By Michael Kuser
The commission partly granted NRG Curtailment Solutions’ July complaint alleging the ISO’s Tariff provisions are unjust because they require curtailment service providers (CSPs) and responsible interface parties (RIPs) seeking to participate in the ICAP market to use the services of meter service providers (MSPs) or meter data service providers (MDSPs) certified by the New York Department of Public Service to install and read non-revenue grade interval meters.
The ruling denied NRG’s request for waiver of the rules, instead convening a paper hearing to determine replacement provisions.
The commission found the rules unduly discriminatory to the extent they require CSPs and RIPs that are not transmission owners to be certified by the DPS, which certifies only entities that also provide metering services for the state’s retail electric market.
“The result, even if not so intended, is that retail market participation is a prerequisite for demand response resource participation in NYISO’s wholesale market,” the commission said. “Indeed, in this proceeding, the New York [Public Service] Commission disavows the role ascribed to it through NYISO’s requirements and explicitly states that its certification program was designed to facilitate retail billing service, not for participation in wholesale markets or for measuring load reductions.”

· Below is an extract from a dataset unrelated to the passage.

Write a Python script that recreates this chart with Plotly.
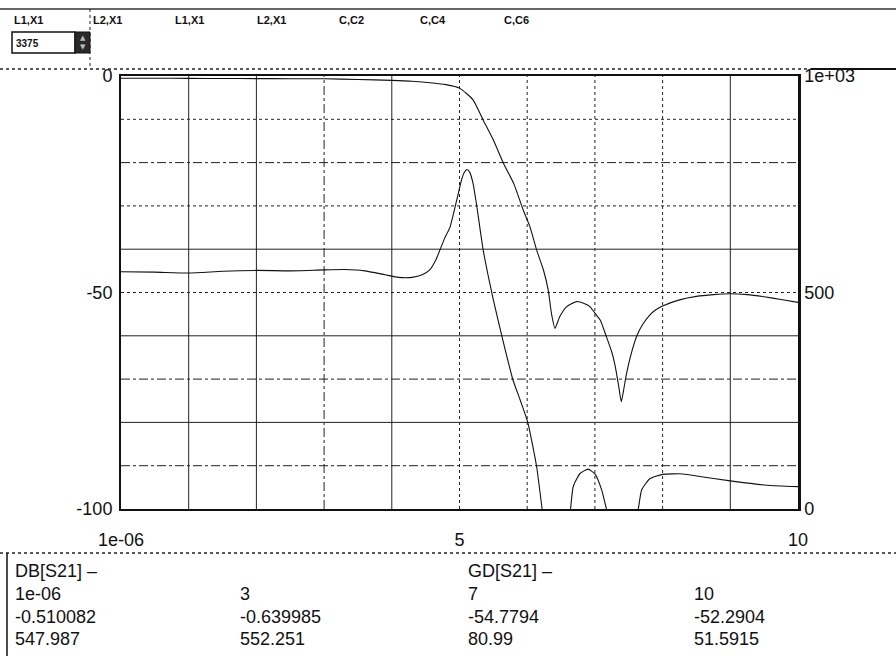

FERC noted the PSC “has issued a notice proposing to eliminate the state MSP and MDSP programs and the certifications related to these programs.”
The PSC filed comments in favor of granting NRG the relief it sought, saying “the future of competitive metering services is presently in question in New York. Upon information and belief, there are no known utility customers today who avail themselves of competitive metering services, nor have there been for some time.”
NYISO answered NRG’s complaint Aug. 13 and filed a supplemental answer Oct. 22, saying it is examining its metering requirements as part of its broader DER Roadmap. But FERC found the current metering requirements “in need of immediate remedy.”
The commission established a paper hearing with initial briefs due within 45 days of the order and reply briefs due within 30 days thereafter. It ordered parties participating in the hearing to address the following issues:
What metering requirements could be implemented in NYISO, would not be unduly discriminatory and yet would effectively evaluate, measure and verify customer meter data?
How would such metering requirements address the verification of meter data and auditing of metering service providers?
How would such metering service eligibility criteria ensure that metering services are available to customers in all geographic areas of NYISO?
Would such metering requirements allow self-certification for DR providers in NYISO? If not, please explain why.
FERC said it expects to be able to render a decision within four months of receiving reply briefs, or by May 31, 2019.